A "road diet" is what the city says it wants to consider on 35th Avenuc Southwest because of speeding traffic and pedestrian dangers. That will mean that four heavily used lanes of traffic on 35th will become two lanes. As explained in Tim St. Clair's story on Page One, the idea would be to make pedestrians safer because they have to cross fewer lanes of traffic.
There has been a spate of pedestrian accidents in crosswalks across the city of late incuding a fatal on Admiral Way two weeks ago.
The city seems to view crosswalks as dangerous to people because they assume that cars will stop. The transportation folks also rightly say that when crossing more than one lane of vehicles, there are times when cars in the less visible lane will endanger people crossing the street.

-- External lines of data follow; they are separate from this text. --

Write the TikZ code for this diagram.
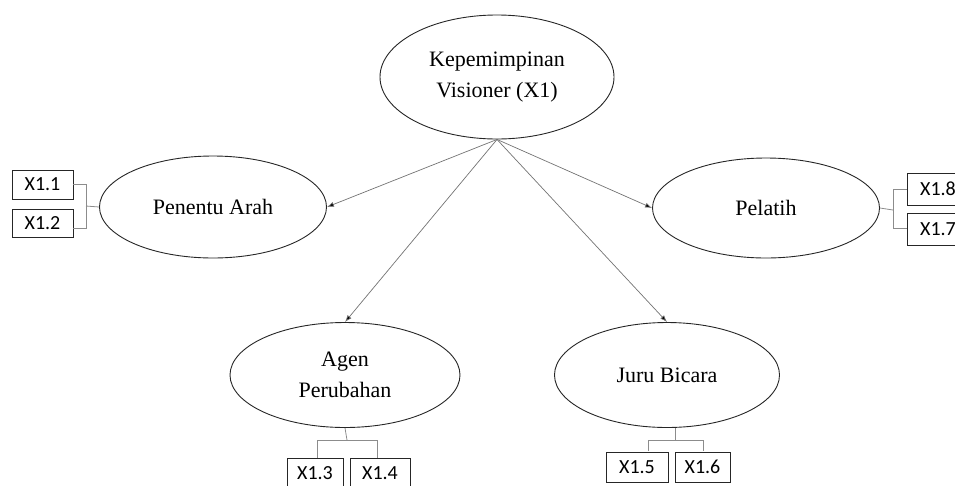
\documentclass[tikz,border=0pt]{standalone}
\usepackage{fontspec}
\setmainfont{Liberation Serif}
\newfontfamily\boxfont{Carlito}
\usetikzlibrary{shapes.geometric,arrows.meta}
\begin{document}
\begin{tikzpicture}[x=1pt,y=-1pt,
  latent/.style={ellipse,draw=black!85,line width=0.9pt,inner sep=0pt,align=center,
     font=\fontsize{22}{31}\selectfont},
  indic/.style={rectangle,draw=black!85,line width=0.8pt,inner sep=0pt,
     font=\boxfont\fontsize{20}{24}\selectfont},
  conn/.style={draw=black!55,line width=0.7pt,-{Latex[length=7pt,width=5pt,fill=black]}},
  brack/.style={draw=black!45,line width=0.8pt}]
\useasboundingbox (0,0) rectangle (955,485);

\node[latent,minimum width=234pt,minimum height=124pt] (top) at (497,77) {Kepemimpinan\\Visioner (X1)};
\node[latent,minimum width=227pt,minimum height=102pt] (pen) at (213,207) {Penentu Arah};
\node[latent,minimum width=227pt,minimum height=100pt] (pel) at (766,208) {Pelatih};
\node[latent,minimum width=230pt,minimum height=105pt] (agen) at (345,375) {Agen\\Perubahan};
\node[latent,minimum width=225pt,minimum height=105pt] (juru) at (667,375) {Juru Bicara};

\draw[conn] (top.south) -- (pen.east);
\draw[conn] (top.south) -- (pel.west);
\draw[conn] (top.south) -- (agen.north);
\draw[conn] (top.south) -- (juru.north);

% indicator boxes
\node[indic,minimum width=61pt,minimum height=29pt] (x11) at (42.5,184.5) {X1.1};
\node[indic,minimum width=61pt,minimum height=28pt] (x12) at (42.5,223.5) {X1.2};
\node[indic,minimum width=62pt,minimum height=32pt] (x18) at (938,189) {X1.8};
\node[indic,minimum width=62pt,minimum height=32pt] (x17) at (938,229) {X1.7};
\node[indic,minimum width=56pt,minimum height=30pt] (x13) at (315,473) {X1.3};
\node[indic,minimum width=60pt,minimum height=30pt] (x14) at (380,473) {X1.4};
\node[indic,minimum width=62pt,minimum height=30pt] (x15) at (637,467) {X1.5};
\node[indic,minimum width=55pt,minimum height=30pt] (x16) at (702.5,467) {X1.6};

% brackets
\coordinate (bl) at (86,206);
\draw[brack] (x11.east) -- (86,184.5) -- (86,228) -- (73,228);
\draw[brack] (bl) -- (pen.west);
\coordinate (br) at (893,210);
\draw[brack] (x18.west) -- (893,189) -- (893,228) -- (907,228);
\draw[brack] (br) -- (pel.east);
\coordinate (ba) at (347,440);
\draw[brack] (agen.south) -- (ba);
\draw[brack] (317,458) -- (317,440) -- (377,440) -- (377,458);
\coordinate (bj) at (675,440);
\draw[brack] (juru.south) ++(8,0) -- (bj);
\draw[brack] (648,451) -- (648,440) -- (703,440) -- (703,451);
\end{tikzpicture}
\end{document}
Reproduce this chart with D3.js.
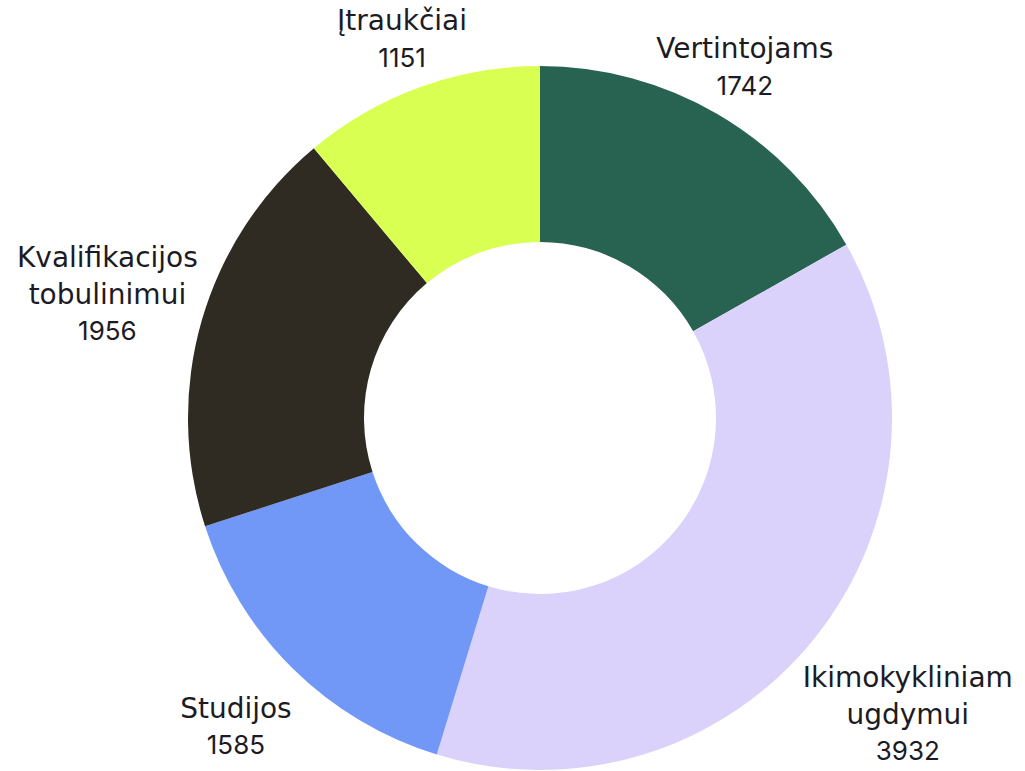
<!DOCTYPE html>
<html>
<head>
<meta charset="utf-8">
<script src="https://cdn.jsdelivr.net/npm/d3@7"></script>
<style>
body {
	margin: 0;
	background: white;
}
text {
	fill: #1c1b24;
}
.name {
	font-family: "DejaVu Sans", sans-serif;
	font-size: 28px;
}
.num {
	font-family: Inter, sans-serif;
	font-size: 26px;
}
</style>
</head>
<body>
<div id="chart"></div>
<script>

// -- data
var categories = ["Vertintojams", "Ikimokykliniam ugdymui", "Studijos", "Kvalifikacijos tobulinimui", "Įtraukčiai"];
var values = [1742, 3932, 1585, 1956, 1151];
var colors = ["#286352", "#dad2fb", "#7298f7", "#302b22", "#d9ff52"];

// -- setting
var width = 1025,
	height = 771;
var cx = 540, cy = 418;
var outerR = 352, innerR = 176;
const lineHeight = 37;

var svg = d3.select("#chart")
	.append("svg")
		.attr("width", width)
		.attr("height", height)
	.append("g")
		.attr("transform", "translate(" + cx + "," + cy + ")");

var data = categories.map((c, i) => ({name: c, value: values[i], color: colors[i]}));

var pie = d3.pie()
	.sort(null)
	.value(d => d.value);

var arc = d3.arc()
	.innerRadius(innerR)
	.outerRadius(outerR);

var arcs = pie(data);

svg.selectAll(".slice")
	.data(arcs)
	.enter()
	.append("path")
		.attr("class", "slice")
		.attr("d", arc)
		.attr("fill", d => d.data.color);

// -- labels, centred on the slice's mid angle, pushed out by the block size
svg.selectAll(".label")
	.data(arcs)
	.enter()
	.append("text")
		.attr("class", "label")
		.attr("text-anchor", "middle")
		.each(function(d) {
			var t = d3.select(this);
			var lines = d.data.name.split(" ");
			lines.forEach(l => t.append("tspan").attr("class", "name").text(l));
			t.append("tspan").attr("class", "num").text(d.data.value);

			var w = 0;
			t.selectAll("tspan").each(function() {
				w = Math.max(w, this.getComputedTextLength());
			});
			var n = lines.length + 1;
			var h = n * lineHeight;

			var a = (d.startAngle + d.endAngle) / 2;
			var ux = Math.sin(a), uy = -Math.cos(a);
			var ext = 1 / Math.sqrt(ux * ux / (w * w / 4) + uy * uy / (h * h / 4));
			var r = outerR + 13 + ext + 0.47 * h * Math.max(0, uy);
			var x = ux * r, y = uy * r;

			t.selectAll("tspan")
				.attr("x", x)
				.attr("y", (_, i) => y + (i - (n - 1) / 2) * lineHeight)
				.attr("dy", "0.36em");
		});

</script>
</body>
</html>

But out city transportation staffers say unless the public permits the "road diet" at selected places, it will take out crosswalks not controlled by a traffic lights. The idea is people will walk to the appropriate traffic light intersection to cross. Uh huh! That is a hard pill to swallow in a town where jaywalking is a participatory and spectator sport.
Seattle seems to be way ahead of the curve on this sort of innovation, pushed by national traffic gurus.
Where are the studies and the facts to back up this idea? Where has such a "smallifyng" of streets proved to save lives?
What about the state law, which trumps anything the city ordinances say, that makes every intersection a virtual crosswalk? Why can we not have more lighted and button-actuated crosswalks in high pedestrian traffic areas? Can we also not embark upon a program of education whereby schools, churches, public and private agencies help teach people how to cross streets where traffic is heavy?
This city has for years been trying to push people out of cars and to bicycles, buses and carpools. A few have grabbed onto this idea with gusto, but most have not and continue to drive to work and play. Should we abandon crosswalks because some office-bound "expert" figures they are dangerous or should we find ways (and money) to make the crosswalk safer for our people?
Let's observe reality folks, not utopian ideas that only the very few will accept.